Kisah pilu datang dari Pekalongan, Jawa Tengah, di mana seorang ibu dan anak terpaksa mengungsi ke kandang ayam demi menyelamatkan diri setelah mengalami kekerasan seksual dan teror dari pelaku. Peristiwa tragis ini menggambarkan betapa rapuhnya perlindungan terhadap perempuan dan anak, khususnya mereka yang tinggal dalam kondisi ekonomi yang sangat terbatas. Rumah korban yang hanya terbuat dari kayu papan menjadi simbol nyata kerentanan yang kerap tak terlihat oleh sistem hukum dan sosial.
Menurut pengakuan sang suami yang juga ayah korban, peristiwa kekerasan seksual dilakukan oleh pelaku di dalam rumah, saat malam hari. Sang anak menjadi korban saat sedang sendirian di rumah, sedangkan ibunya tengah berada di luar. Pelaku yang sudah mengenal lingkungan sekitar memanfaatkan kondisi rumah korban yang bisa dimasuki meskipun dalam keadaan terkunci karena struktur bangunannya yang lapuk dan memiliki celah.
Dari hasil pemeriksaan medis, ditemukan adanya luka pada alat kelamin anak korban, yang memperkuat dugaan kuat bahwa tindakan kekerasan seksual benar-benar terjadi. Luka fisik tersebut hanya bagian dari trauma yang lebih besar—rasa takut dan tekanan mental yang kini membayangi keluarga tersebut. Sang ibu mengaku tak berani pulang ke rumah karena terus-menerus diancam oleh pelaku yang masih bebas berkeliaran.
Karena rasa takut yang begitu besar, ibu dan anak memilih untuk tinggal sementara di kandang ayam milik tetangga, tempat yang tak layak huni namun dianggap lebih aman daripada kembali ke rumah mereka sendiri. Dalam kondisi demikian, mereka hidup seadanya tanpa jaminan keselamatan, hanya bertumpu pada rasa saling menjaga satu sama lain. Bantuan dari masyarakat setempat dan pihak berwenang pun masih minim, meskipun kasus ini mulai mencuat ke publik.
Kepolisian telah menerima laporan dan saat ini dikabarkan tengah menyelidiki kasus tersebut. Namun warga dan aktivis perlindungan anak mendesak agar proses hukum dilakukan secara cepat dan transparan. Pelaku harus segera ditangkap agar korban tidak terus hidup dalam ketakutan, dan agar keadilan dapat ditegakkan.

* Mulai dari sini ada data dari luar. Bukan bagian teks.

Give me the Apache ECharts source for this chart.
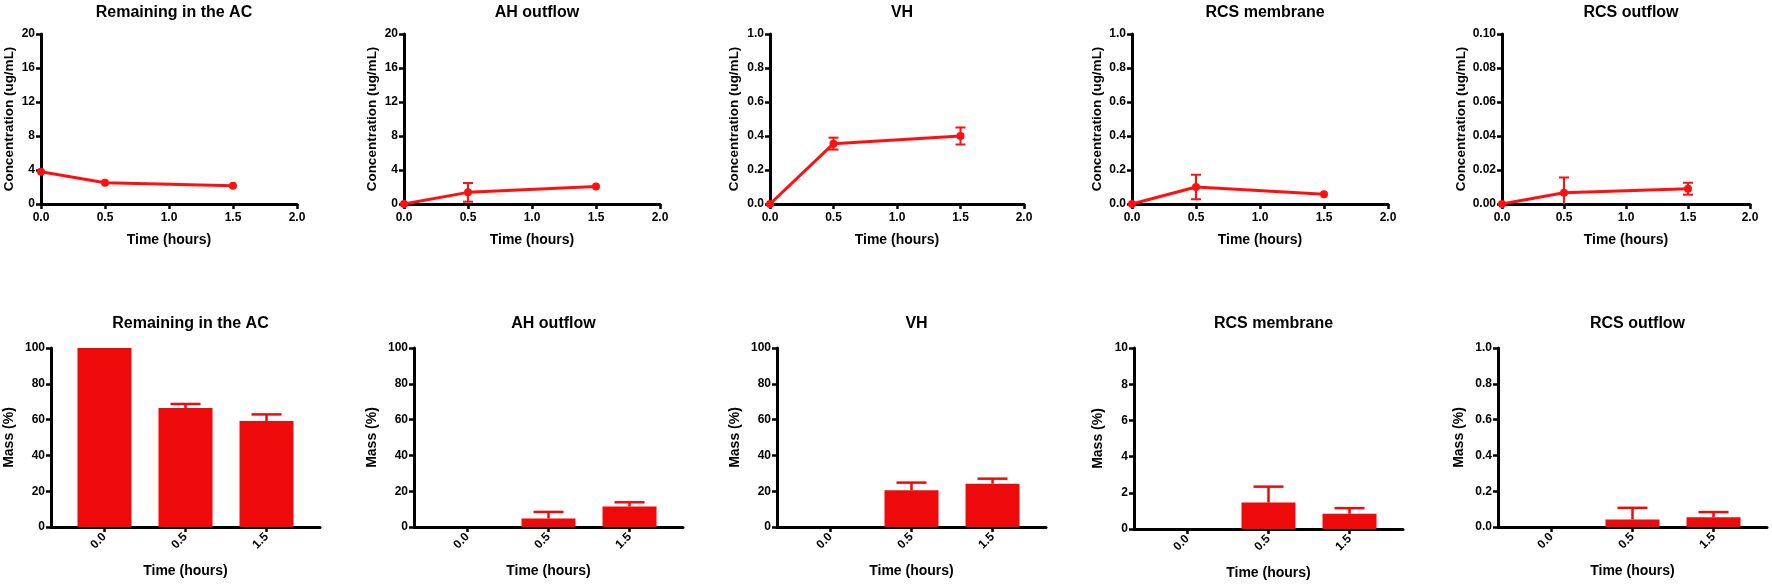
<!DOCTYPE html>
<html><head><meta charset="utf-8">
<script src="https://cdn.jsdelivr.net/npm/echarts@6/dist/echarts.min.js"></script>
<style>html,body{margin:0;padding:0;background:#fff}#c{width:1772px;height:587px}</style>
</head><body><div id="c"></div>
<script>
// ---------- data ----------
const panelTitles = ['Remaining in the AC', 'AH outflow', 'VH', 'RCS membrane', 'RCS outflow'];
const lineTimes = [0, 0.5, 1.5];
const xTickLabels = ['0.0', '0.5', '1.0', '1.5', '2.0'];
const barCats = ['0.0', '0.5', '1.5'];

// concentration (ug/mL): mean and SD
const concAC = [3.8, 2.5, 2.15];      const concAC_sd = [0, 0, 0];
const concAH = [0, 1.37, 2.05];       const concAH_sd = [0, 1.1, 0];
const concVH = [0, 0.355, 0.40];      const concVH_sd = [0, 0.035, 0.05];
const concMem = [0, 0.10, 0.057];     const concMem_sd = [0, 0.072, 0];
const concOut = [0, 0.0066, 0.009];   const concOut_sd = [0, 0.009, 0.0035];

// mass (%): mean and SD
const massAC = [100, 66.5, 59.2];     const massAC_sd = [0, 2.2, 3.7];
const massAH = [0, 4.8, 11.5];        const massAH_sd = [0, 3.6, 2.3];
const massVH = [0, 20.5, 24.2];       const massVH_sd = [0, 4.3, 2.8];
const massMem = [0, 1.46, 0.84];      const massMem_sd = [0, 0.88, 0.31];
const massOut = [0, 0.042, 0.055];    const massOut_sd = [0, 0.065, 0.028];

const concMax = [20, 20, 1, 1, 0.1];
const concStep = [4, 4, 0.2, 0.2, 0.02];
const concDec = [0, 0, 1, 1, 2];
const massMax = [100, 100, 100, 10, 1];
const massStep = [20, 20, 20, 2, 0.2];
const massDec = [0, 0, 0, 0, 1];

const concSets = [[concAC, concAC_sd], [concAH, concAH_sd], [concVH, concVH_sd], [concMem, concMem_sd], [concOut, concOut_sd]];
const massSets = [[massAC, massAC_sd], [massAH, massAH_sd], [massVH, massVH_sd], [massMem, massMem_sd], [massOut, massOut_sd]];

// ---------- layout / style ----------
const FONT = '"Liberation Sans", Arial, Helvetica, sans-serif';
const topLayout = [
  {left: 41, top: 34, width: 256, height: 170, yGap: 25},
  {left: 404, top: 34, width: 256, height: 170, yGap: 25},
  {left: 770, top: 34, width: 254, height: 170, yGap: 29},
  {left: 1132, top: 34, width: 256, height: 170, yGap: 28},
  {left: 1502, top: 34, width: 248, height: 170, yGap: 34}
];
const botLayout = [
  {left: 51, top: 348, width: 269, height: 179, yGap: 35},
  {left: 414, top: 348, width: 269, height: 179, yGap: 35},
  {left: 777, top: 348, width: 269, height: 179, yGap: 35},
  {left: 1134, top: 348, width: 269, height: 181, yGap: 29},
  {left: 1498, top: 348, width: 269, height: 179, yGap: 32}
];
const LINE_RED = '#FF1010';
const BAR_RED = '#EE0A0A';

const axisLine = {show: true, onZero: false, lineStyle: {color: '#000', width: 3}};
const axisTick = {show: true, inside: false, length: 5, lineStyle: {color: '#000', width: 2.5}};
const labelStyle = {color: '#000', fontFamily: FONT, fontWeight: 'bold', fontSize: 12};
const nameStyle = {color: '#000', fontFamily: FONT, fontWeight: 'bold', fontSize: 14};

function errRenderTop(params, api) {
  const x = api.value(0), m = api.value(1), s = api.value(2);
  if (!s) return null;
  const hiV = m + s, loV = m - s;
  const hi = api.coord([x, hiV]);
  const lo = api.coord([x, Math.max(loV, 0)]);
  const cap = 5;
  const st = {stroke: LINE_RED, lineWidth: 2};
  const children = [
    {type: 'line', shape: {x1: hi[0], y1: hi[1], x2: lo[0], y2: lo[1]}, style: st},
    {type: 'line', shape: {x1: hi[0] - cap, y1: hi[1], x2: hi[0] + cap, y2: hi[1]}, style: st}
  ];
  if (loV > 0) children.push({type: 'line', shape: {x1: lo[0] - cap, y1: lo[1], x2: lo[0] + cap, y2: lo[1]}, style: st});
  return {type: 'group', children};
}
function errRenderBar(params, api) {
  const x = api.value(0), m = api.value(1), s = api.value(2);
  if (!s) return null;
  const hi = api.coord([x, m + s]);
  const lo = api.coord([x, m]);
  const cap = 15;
  const st = {stroke: BAR_RED, lineWidth: 2.5};
  return {type: 'group', children: [
    {type: 'line', shape: {x1: hi[0], y1: hi[1], x2: lo[0], y2: lo[1]}, style: st},
    {type: 'line', shape: {x1: hi[0] - cap, y1: hi[1], x2: hi[0] + cap, y2: hi[1]}, style: st}
  ]};
}

const grid = [], xAxis = [], yAxis = [], series = [], title = [];

// top row: concentration line charts
topLayout.forEach((g, i) => {
  grid.push({left: g.left, top: g.top, width: g.width, height: g.height, containLabel: false});
  title.push({text: panelTitles[i], left: g.left + g.width / 2, top: 0, textAlign: 'center',
    textStyle: {color: '#000', fontFamily: FONT, fontWeight: 'bold', fontSize: 16}});
  xAxis.push({type: 'value', gridIndex: i, min: 0, max: 2, interval: 0.5,
    axisLine, axisTick, splitLine: {show: false},
    axisLabel: Object.assign({margin: 8, formatter: v => xTickLabels[Math.round(v * 2)]}, labelStyle),
    name: 'Time (hours)', nameLocation: 'middle', nameGap: 29, nameTextStyle: nameStyle});
  yAxis.push({type: 'value', gridIndex: i, min: 0, max: concMax[i], interval: concStep[i],
    axisLine, axisTick, splitLine: {show: false},
    axisLabel: Object.assign({margin: 6, formatter: v => v.toFixed(concDec[i])}, labelStyle),
    name: 'Concentration (ug/mL)', nameLocation: 'middle', nameGap: g.yGap,
    nameTextStyle: Object.assign({}, nameStyle, {fontSize: 13.5})});
  const [mean, sd] = concSets[i];
  series.push({type: 'line', xAxisIndex: i, yAxisIndex: i,
    data: lineTimes.map((t, k) => [t, mean[k]]),
    symbol: 'circle', symbolSize: 8, color: LINE_RED,
    itemStyle: {color: LINE_RED}, lineStyle: {color: LINE_RED, width: 3}, z: 3, animation: false});
  series.push({type: 'custom', xAxisIndex: i, yAxisIndex: i, renderItem: errRenderTop,
    data: lineTimes.map((t, k) => [t, mean[k], sd[k]]), z: 4, animation: false});
});

// bottom row: mass bar charts
botLayout.forEach((g, j) => {
  const i = j + 5;
  grid.push({left: g.left, top: g.top, width: g.width, height: g.height, containLabel: false});
  title.push({text: panelTitles[j], left: g.left + g.width / 2, top: 311, textAlign: 'center',
    textStyle: {color: '#000', fontFamily: FONT, fontWeight: 'bold', fontSize: 16}});
  xAxis.push({type: 'value', gridIndex: i, min: -0.66, max: 2.66,
    axisLine, splitLine: {show: false},
    axisTick: Object.assign({}, axisTick, {customValues: [0, 1, 2]}),
    axisLabel: Object.assign({margin: 8, rotate: 45, customValues: [0, 1, 2],
      formatter: v => barCats[Math.round(v)]}, labelStyle),
    name: 'Time (hours)', nameLocation: 'middle', nameGap: 37, nameTextStyle: nameStyle});
  yAxis.push({type: 'value', gridIndex: i, min: 0, max: massMax[j], interval: massStep[j],
    axisLine, axisTick, splitLine: {show: false},
    axisLabel: Object.assign({margin: 6, formatter: v => v.toFixed(massDec[j])}, labelStyle),
    name: 'Mass (%)', nameLocation: 'middle', nameGap: g.yGap, nameTextStyle: nameStyle});
  const [mean, sd] = massSets[j];
  series.push({type: 'bar', xAxisIndex: i, yAxisIndex: i,
    data: barCats.map((c, k) => [k, mean[k]]), barWidth: 54,
    itemStyle: {color: BAR_RED}, z: 2, animation: false});
  series.push({type: 'custom', xAxisIndex: i, yAxisIndex: i, renderItem: errRenderBar,
    data: barCats.map((c, k) => [k, mean[k], sd[k]]), z: 4, animation: false});
});

const chart = echarts.init(document.getElementById('c'), null, {renderer: 'canvas'});
chart.setOption({backgroundColor: '#fff', animation: false, title, grid, xAxis, yAxis, series});
</script>
</body></html>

Perlindungan terhadap korban juga harus dijamin melalui pemulihan psikologis dan dukungan sosial jangka panjang.
Kasus ini menyoroti pentingnya peran pemerintah dalam menjamin rasa aman bagi seluruh warga negara, terutama kelompok rentan seperti anak-anak dan perempuan. Dalam situasi darurat seperti ini, kecepatan respons sangat krusial agar trauma tidak semakin dalam dan berkepanjangan. Pendampingan hukum, psikologis, serta bantuan pemulihan tempat tinggal harus menjadi prioritas.
Tragedi yang menimpa ibu dan anak di Pekalongan ini adalah cerminan dari bagaimana kejahatan seksual masih menghantui banyak keluarga di pelosok negeri. Ia bukan hanya cerita duka, tetapi juga panggilan keras bagi negara dan masyarakat untuk tidak lagi tinggal diam. Keberanian korban untuk melapor adalah awal, namun tanggung jawab kita semua adalah memastikan mereka tidak sendirian dalam memperjuangkan keadilan.